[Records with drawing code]
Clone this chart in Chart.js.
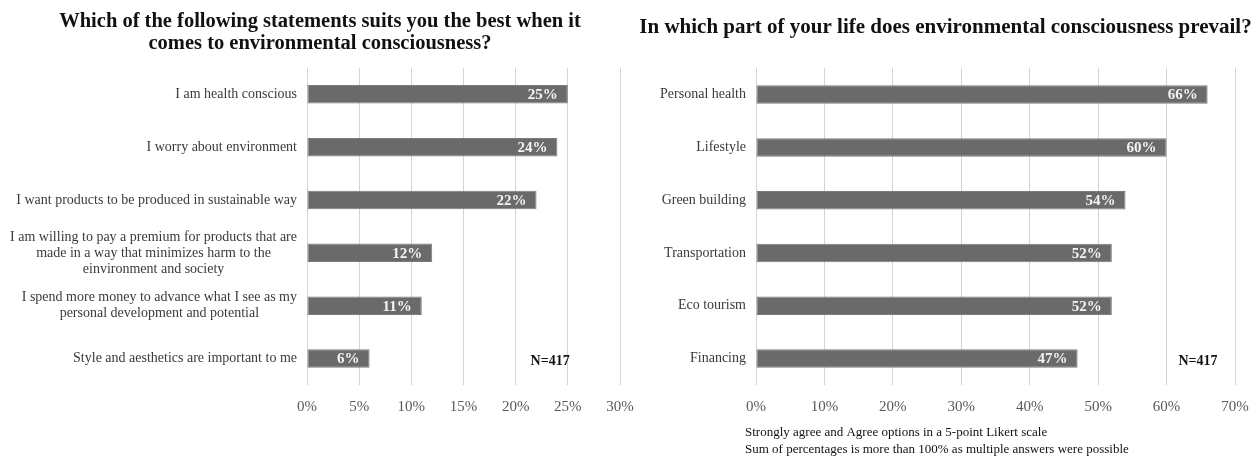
<!DOCTYPE html>
<html>
<head>
<meta charset="utf-8">
<script src="https://cdn.jsdelivr.net/npm/chart.js@4.4.0/dist/chart.umd.min.js"></script>
<style>
    body { margin: 0; background: #fff; overflow: hidden; }
    .panel { position: absolute; top: 0; height: 456px; }
    #left { left: 0; width: 640px; }
    #right { left: 633px; width: 625px; }
</style>
</head>
<body>
<div class="panel" id="left"><canvas id="statementsChart"></canvas></div>
<div class="panel" id="right"><canvas id="lifeChart"></canvas></div>
<script>
var statements = [
    "I am health conscious",
    "I worry about environment",
    "I want products to be produced in sustainable way",
    ["I am willing to pay a premium for products that are", "made in a way that minimizes harm to the", "einvironment and society"],
    ["I spend more money to advance what I see as my", "personal development and potential"],
    "Style and aesthetics are important to me"
];
var statementShares = [25, 24, 22, 12, 11, 6];
var statementTicks = [0, 5, 10, 15, 20, 25, 30];

var lifeAreas = ["Personal health", "Lifestyle", "Green building", "Transportation", "Eco tourism", "Financing"];
var lifeAreaShares = [66, 60, 54, 52, 52, 47];
var lifeTicks = [0, 10, 20, 30, 40, 50, 60, 70];

var sampleNote = "N=417";
var footNotes = [
    "Strongly agree and Agree options in a 5-point Likert scale",
    "Sum of percentages is more than 100% as multiple answers were possible"
];

var SERIF = "'Liberation Serif', 'Times New Roman', serif";
var BAR_GREY = "#6a6a6a";

// category names drawn left of the plot, multi-line ones centred as a block
var categoryLabels = {
    id: 'categoryLabels',
    afterDraw: function (chart, args, opts) {
        var ctx = chart.ctx;
        var yScale = chart.scales.y;
        ctx.save();
        ctx.font = opts.size + "px " + SERIF;
        ctx.fillStyle = "#3a3a3a";
        ctx.textBaseline = "middle";
        ctx.textAlign = "center";
        chart.data.labels.forEach(function (label, i) {
            var lines = [].concat(label);
            var widest = Math.max.apply(null, lines.map(function (l) { return ctx.measureText(l).width; }));
            var cx = chart.chartArea.left - opts.gap - widest / 2;
            var cy = yScale.getPixelForValue(i);
            lines.forEach(function (line, j) {
                ctx.fillText(line, cx, cy + (j - (lines.length - 1) / 2) * opts.lineHeight);
            });
        });
        ctx.restore();
    }
};

// percentage inside the end of each bar, plus the sample size note and footer
var barValues = {
    id: 'barValues',
    afterDatasetsDraw: function (chart, args, opts) {
        var ctx = chart.ctx;
        var meta = chart.getDatasetMeta(0);
        var values = chart.data.datasets[0].data;
        ctx.save();
        ctx.font = "bold 15px " + SERIF;
        ctx.fillStyle = "#f4f4f4";
        ctx.textAlign = "right";
        ctx.textBaseline = "middle";
        meta.data.forEach(function (bar, i) {
            ctx.fillText(values[i] + "%", bar.x - 10, bar.y + 1);
        });
        ctx.font = "bold 14px " + SERIF;
        ctx.fillStyle = "#111";
        ctx.textAlign = "center";
        ctx.fillText(sampleNote, chart.scales.x.getPixelForValue(opts.noteAt), chart.scales.y.getPixelForValue(values.length - 1) + 3);
        if (opts.footer) {
            ctx.font = "13px " + SERIF;
            ctx.textAlign = "left";
            opts.footer.forEach(function (line, i) {
                ctx.fillText(line, chart.chartArea.left - 11, chart.height - 23 + i * 17);
            });
        }
        ctx.restore();
    }
};

// labelWidth / rightWidth reserve the margins as axis boxes so the title keeps the full width
function makeChart(id, labels, values, ticks, title, titleFont, titlePadding, labelWidth, rightWidth, noteAt, footer) {
    return new Chart(document.getElementById(id), {
        type: 'bar',
        data: {
            labels: labels,
            datasets: [{
                data: values,
                backgroundColor: BAR_GREY,
                borderColor: "#7c7c7c",
                borderWidth: 1,
                borderSkipped: false,
                barPercentage: 0.35,
                categoryPercentage: 1
            }]
        },
        options: {
            indexAxis: 'y',
            responsive: true,
            maintainAspectRatio: false,
            animation: false,
            layout: { padding: { left: 0, right: 0, top: 0, bottom: 26 } },
            scales: {
                x: {
                    min: ticks[0],
                    max: ticks[ticks.length - 1],
                    afterBuildTicks: function (scale) {
                        scale.ticks = ticks.map(function (v) { return { value: v }; });
                    },
                    afterFit: function (scale) {
                        scale.paddingLeft = 0;
                        scale.paddingRight = 0;
                    },
                    grid: { color: "#d3d3d3", lineWidth: 1, drawTicks: false },
                    border: { display: false },
                    ticks: {
                        padding: 13.5,
                        color: "#595959",
                        font: { family: SERIF, size: 15 },
                        callback: function (v) { return v + "%"; }
                    }
                },
                y: {
                    grid: { display: false },
                    border: { display: false },
                    ticks: { display: false },
                    afterFit: function (scale) { scale.width = labelWidth; }
                },
                margin: {
                    type: 'linear',
                    position: 'right',
                    grid: { display: false },
                    border: { display: false },
                    ticks: { display: false },
                    afterFit: function (scale) { scale.width = rightWidth; }
                }
            },
            plugins: {
                legend: { display: false },
                tooltip: { enabled: false },
                title: {
                    display: true,
                    text: title,
                    color: "#111",
                    font: titleFont,
                    padding: titlePadding
                },
                categoryLabels: { size: 14, gap: 10, lineHeight: 16 },
                barValues: { noteAt: noteAt, footer: footer }
            }
        },
        plugins: [categoryLabels, barValues]
    });
}

makeChart('statementsChart', statements, statementShares, statementTicks,
    ["Which of the following statements suits you the best when it", "comes to environmental consciousness?"],
    { family: SERIF, size: 20.5, weight: 'bold', lineHeight: 1.07 },
    { top: 11, bottom: 13 },
    307, 20, 23.3, null);

makeChart('lifeChart', lifeAreas, lifeAreaShares, lifeTicks,
    "In which part of your life does environmental consciousness prevail?",
    { family: SERIF, size: 21, weight: 'bold', lineHeight: 1.2 },
    { top: 15, bottom: 28 },
    123, 23, 64.6, footNotes);
</script>
</body>
</html>
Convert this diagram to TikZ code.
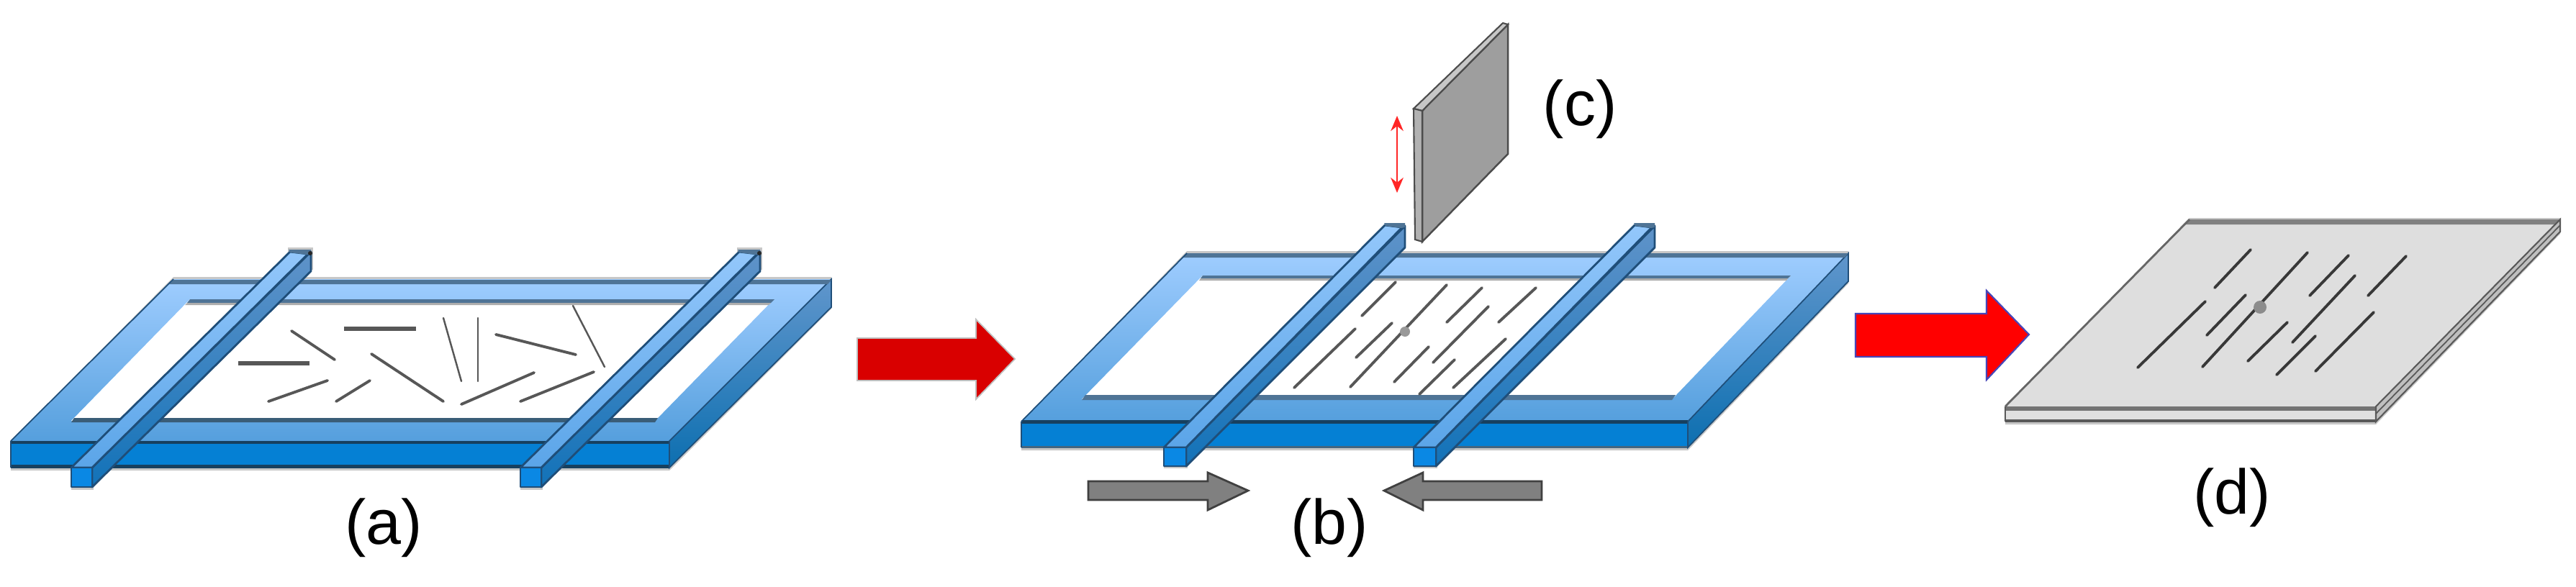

> _GIVEN EXERCISE_
Copy all of the entries verbatim, leaving out any pictures they contain.

> _TASK RESPONSE_
Clone this chart in Chart.js.
<!DOCTYPE html>
<html>
<head>
<meta charset="utf-8">
<script src="https://cdn.jsdelivr.net/npm/chart.js@4.4.0/dist/chart.umd.min.js"></script>
<style>
    body { margin: 0; background: #fff; overflow: hidden; }
    .panel { position: absolute; top: 0; height: 456px; }
    #left { left: 0; width: 640px; }
    #right { left: 633px; width: 625px; }
</style>
</head>
<body>
<div class="panel" id="left"><canvas id="statementsChart"></canvas></div>
<div class="panel" id="right"><canvas id="lifeChart"></canvas></div>
<script>
var statements = [
    "I am health conscious",
    "I worry about environment",
    "I want products to be produced in sustainable way",
    ["I am willing to pay a premium for products that are", "made in a way that minimizes harm to the", "einvironment and society"],
    ["I spend more money to advance what I see as my", "personal development and potential"],
    "Style and aesthetics are important to me"
];
var statementShares = [25, 24, 22, 12, 11, 6];
var statementTicks = [0, 5, 10, 15, 20, 25, 30];

var lifeAreas = ["Personal health", "Lifestyle", "Green building", "Transportation", "Eco tourism", "Financing"];
var lifeAreaShares = [66, 60, 54, 52, 52, 47];
var lifeTicks = [0, 10, 20, 30, 40, 50, 60, 70];

var sampleNote = "N=417";
var footNotes = [
    "Strongly agree and Agree options in a 5-point Likert scale",
    "Sum of percentages is more than 100% as multiple answers were possible"
];

var SERIF = "'Liberation Serif', 'Times New Roman', serif";
var BAR_GREY = "#6a6a6a";

// category names drawn left of the plot, multi-line ones centred as a block
var categoryLabels = {
    id: 'categoryLabels',
    afterDraw: function (chart, args, opts) {
        var ctx = chart.ctx;
        var yScale = chart.scales.y;
        ctx.save();
        ctx.font = opts.size + "px " + SERIF;
        ctx.fillStyle = "#3a3a3a";
        ctx.textBaseline = "middle";
        ctx.textAlign = "center";
        chart.data.labels.forEach(function (label, i) {
            var lines = [].concat(label);
            var widest = Math.max.apply(null, lines.map(function (l) { return ctx.measureText(l).width; }));
            var cx = chart.chartArea.left - opts.gap - widest / 2;
            var cy = yScale.getPixelForValue(i);
            lines.forEach(function (line, j) {
                ctx.fillText(line, cx, cy + (j - (lines.length - 1) / 2) * opts.lineHeight);
            });
        });
        ctx.restore();
    }
};

// percentage inside the end of each bar, plus the sample size note and footer
var barValues = {
    id: 'barValues',
    afterDatasetsDraw: function (chart, args, opts) {
        var ctx = chart.ctx;
        var meta = chart.getDatasetMeta(0);
        var values = chart.data.datasets[0].data;
        ctx.save();
        ctx.font = "bold 15px " + SERIF;
        ctx.fillStyle = "#f4f4f4";
        ctx.textAlign = "right";
        ctx.textBaseline = "middle";
        meta.data.forEach(function (bar, i) {
            ctx.fillText(values[i] + "%", bar.x - 10, bar.y + 1);
        });
        ctx.font = "bold 14px " + SERIF;
        ctx.fillStyle = "#111";
        ctx.textAlign = "center";
        ctx.fillText(sampleNote, chart.scales.x.getPixelForValue(opts.noteAt), chart.scales.y.getPixelForValue(values.length - 1) + 3);
        if (opts.footer) {
            ctx.font = "13px " + SERIF;
            ctx.textAlign = "left";
            opts.footer.forEach(function (line, i) {
                ctx.fillText(line, chart.chartArea.left - 11, chart.height - 23 + i * 17);
            });
        }
        ctx.restore();
    }
};

// labelWidth / rightWidth reserve the margins as axis boxes so the title keeps the full width
function makeChart(id, labels, values, ticks, title, titleFont, titlePadding, labelWidth, rightWidth, noteAt, footer) {
    return new Chart(document.getElementById(id), {
        type: 'bar',
        data: {
            labels: labels,
            datasets: [{
                data: values,
                backgroundColor: BAR_GREY,
                borderColor: "#7c7c7c",
                borderWidth: 1,
                borderSkipped: false,
                barPercentage: 0.35,
                categoryPercentage: 1
            }]
        },
        options: {
            indexAxis: 'y',
            responsive: true,
            maintainAspectRatio: false,
            animation: false,
            layout: { padding: { left: 0, right: 0, top: 0, bottom: 26 } },
            scales: {
                x: {
                    min: ticks[0],
                    max: ticks[ticks.length - 1],
                    afterBuildTicks: function (scale) {
                        scale.ticks = ticks.map(function (v) { return { value: v }; });
                    },
                    afterFit: function (scale) {
                        scale.paddingLeft = 0;
                        scale.paddingRight = 0;
                    },
                    grid: { color: "#d3d3d3", lineWidth: 1, drawTicks: false },
                    border: { display: false },
                    ticks: {
                        padding: 13.5,
                        color: "#595959",
                        font: { family: SERIF, size: 15 },
                        callback: function (v) { return v + "%"; }
                    }
                },
                y: {
                    grid: { display: false },
                    border: { display: false },
                    ticks: { display: false },
                    afterFit: function (scale) { scale.width = labelWidth; }
                },
                margin: {
                    type: 'linear',
                    position: 'right',
                    grid: { display: false },
                    border: { display: false },
                    ticks: { display: false },
                    afterFit: function (scale) { scale.width = rightWidth; }
                }
            },
            plugins: {
                legend: { display: false },
                tooltip: { enabled: false },
                title: {
                    display: true,
                    text: title,
                    color: "#111",
                    font: titleFont,
                    padding: titlePadding
                },
                categoryLabels: { size: 14, gap: 10, lineHeight: 16 },
                barValues: { noteAt: noteAt, footer: footer }
            }
        },
        plugins: [categoryLabels, barValues]
    });
}

makeChart('statementsChart', statements, statementShares, statementTicks,
    ["Which of the following statements suits you the best when it", "comes to environmental consciousness?"],
    { family: SERIF, size: 20.5, weight: 'bold', lineHeight: 1.07 },
    { top: 11, bottom: 13 },
    307, 20, 23.3, null);

makeChart('lifeChart', lifeAreas, lifeAreaShares, lifeTicks,
    "In which part of your life does environmental consciousness prevail?",
    { family: SERIF, size: 21, weight: 'bold', lineHeight: 1.2 },
    { top: 15, bottom: 28 },
    123, 23, 64.6, footNotes);
</script>
</body>
</html>
Convert this diagram to TikZ code.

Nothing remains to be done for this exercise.